What is the ADA?

The Americans with Disabilities Act is a civil rights law that was ratified in 1990, celebrated as "the world's first comprehensive declaration of equality for people with disabilities" . It is a statute that prevents discrimination against individuals with disabilities by businesses or property owners across the United States, ensuring equal treatment and accommodations for everyone. This ensures that all spaces that are open to the public are equally accessible to those with or without disabilities. This act is enforced by many government agencies including the U.S Equal Employment Opportunity Commission (EEOC), U.S. Department of Transportation, U.S. Department of Justice, U.S. Department of Education, and The U.S. Department of Health and Human Services (HHS). The ADA is modeled after the Civil Rights Act of 1964 and is enforced just as seriously. This act is meant to protect those with disabilities and limit their disadvantages in the public and private sectors, allowing those with disabilities to maintain their independence and enjoy the same privileges as everyone else.

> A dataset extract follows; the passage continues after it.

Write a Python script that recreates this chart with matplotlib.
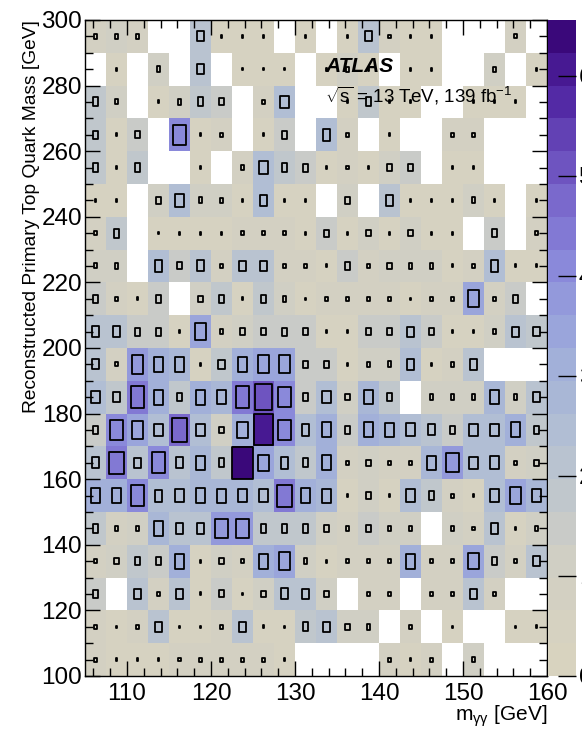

Why Does This Matter to Property Managers?

Property managers are tasked with ensuring a positive, safe experience for all residents and dealing with any issues that may threaten that goal. This makes property managers the first line of defense in ensuring properties remain in code with ADA requirements. A first time ADA violation can incur serious fines of up to $75,000, with the maximum civil penalty for a second violation practically doubles that number. Some jurisdictions require a property manager to be licensed for the profession, and not meeting ADA requirements with a second violation can lead to the loss of this licence. The ADA does not only apply to small business owners or private residential property managers either; both the Department of Justice and private organizations have brought lawsuits against large hotel chains that have demonstrated non-compliance. In suits brought by the DOJ,  courts may award monetary damages and civil penalties from $75,000-$150,000 for repeated noncompliance. 

What Rules Does the ADA Have for Private, Municipal, and Commercial Property Owners?

The maximum cross-slope of any sidewalk must be no greater than 2 percent. This is a costly issue for all property managers, because there is no plus tolerance of this maximum limit. A measured cross-slope of 2.05 percent usually results in contractors being forced to remove and replace sidewalk sections at the expense of the property, or to find another solution in order to meet ADA requirements. Sidewalks across private and commercial approaches also have to be the same thickness as the paved approach, meaning that grinding the concrete will not be a suitable solution. Sidewalk surfaces (and other concrete such as driveways or parking slabs) are subject to settling over time if the soil underneath the slab is improperly compacted. A vertical displacement of 1/4 in. or greater at any point on the walkway that could cause pedestrians to trip or prevent the wheels of a wheelchair or stroller from rolling smoothly is not allowed, and can lead to hefty fines for the property. This includes sidewalks, s teps, and ramps. Not only does settlement lead to trip hazards between slabs, it can also cause depressions that trap silt and water on the sidewalk and reduce the slip resistant nature of the surface, which is also required by the ADA.

What Should Property Managers Do When A Problem Exists?

Property managers have to do something if they want to avoid the potential for a lawsuit or fines. The three primary options for eliminating ADA-violating trip hazards are foam lifting, mudjacking, and concrete replacement. For a more in-depth look at how these services differ refer to our previous article on this topic, but for the purposes of this article a few key points are important to note. First, concrete replacement will cost the most, incur the most downtime, and possibly leave mismatched sections of concrete that are visually different from the existing concrete elsewhere. Mudjacking will likely cost a little bit less than foam lifting, but will have a higher rate of long-term failure and leave slightly larger holes in the lifted concrete. Polyurethane foam lifting will cost, on average, slightly more than mudjacking but will be less noticeable and significantly more reliable over time, eliminating the necessity for future repairs. Both mudjacking and polyurethane foam lifting will be reasonably quick processes compared to concrete replacement, with polyurethane foam injection taking less time per spot to cure allowing the overall project to be completed quicker and the troubled sections of concrete reopened. Concrete replacement will be about twice the cost of either foam lifting or mud jacking.

As discussed, there are a few options available for ensuring ADA compliance, with the best option being contingent on the particular problem at hand. The only certainty is that as a property manager an obligation exists to ensure tenants’ safety while they are on premises, and that is not something to be taken lightly.